In the face of the changing world of work, new relations beyond the traditional setting and narrow definition of an ‘employee’ and ‘employer’ have emerged. It is not in doubt that the global labour cycle is adapting, forced by the advent of technology, diversity in workforce (eg managing millennials) and the innovations it now requires. For example, with millennials largely making up the modern workforce, employers are now being forced to consider more flexible and sustainable working arrangements. Outsourcing arrangements/contract staffing remain a major concern with makeshift measures that allow employers to avoid certain obligations such as pensions, insurance, gratuity, etc. Technological innovations have introduced novel employment structures that are dynamic but vague, especially in relation to the classification of persons working under such arrangements.
Underscoring the importance of the new signposts raised by triangular work relationships such as outsourcing, the NICN has often identified the issues based on the primacy of facts presented to the court, and shown readiness and capacity to determine the nature of the relationship created and the consequent obligations on both sides. For example, when asked to declare as invalid and unlawful the triangular employment relationship, the NICN declined, having recourse instead to best global practices including those enshrined by the International Labour Organization and strongly recommended for business success.
In another notable decision on a related issue, the NICN was provided with an opportunity to determine the nature of the relationship between the technology-enabled ridesharing apps and drivers, that is, whether they could be classified as employees or independent contractors. A favourable outcome that they are direct employees of Uber, Taxify and others would entitle them to numerous employment benefits. However, this could not be determined by the court owing to insufficient facts and evidence to inform a substantive determination. The court, however, did make a glancing reference to the wide amplitude of section 91 of the Labour Act whose imprecise ambit, if a similar question is posed in the future, seem to favour the employee classification.

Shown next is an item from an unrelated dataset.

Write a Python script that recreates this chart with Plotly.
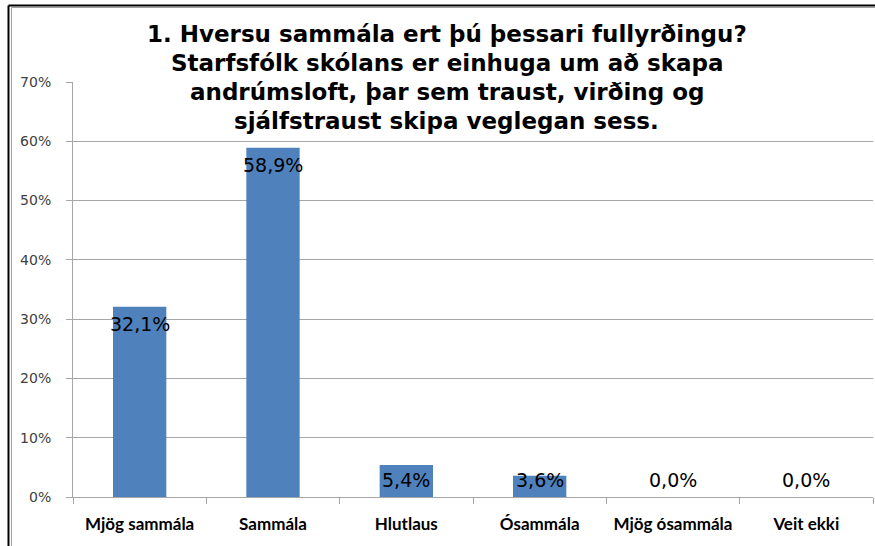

Artificial intelligence (AI) is impacting almost every sphere of human life, including the world of work. With the dawn of an increasingly AI-driven workplace, the traditional ‘9am to 5pm’ daily work timescale is gradually being eroded. New trends, enabled by smart technologies, are emerging, and the associated toll on the traditional work setting is occurring at an unimaginable pace. The laws are, however, not up to date in dealing with the resulting labour and employment related issues. The limits of no-compete clauses to protect commercially sensitive trade secrets of an employer; unique work arrangements; hours of work; redundancy; work ethic and culture; social media policy and so on, are some of the areas the advent of the disruptive elements of technology is impacting upon in the traditional workplace, even in the face of an absent regulatory regime to deal with these issues.
It is hoped that comprehensive laws to deal with the evolving work landscape would be in place in the near future. For the moment, the NICN, through its far-reaching endeavour at adjudication on labour, employment and workplace issues, calling on best global practices where necessary, continues to offer stimulating new insights, based on the primacy of the facts presented before it.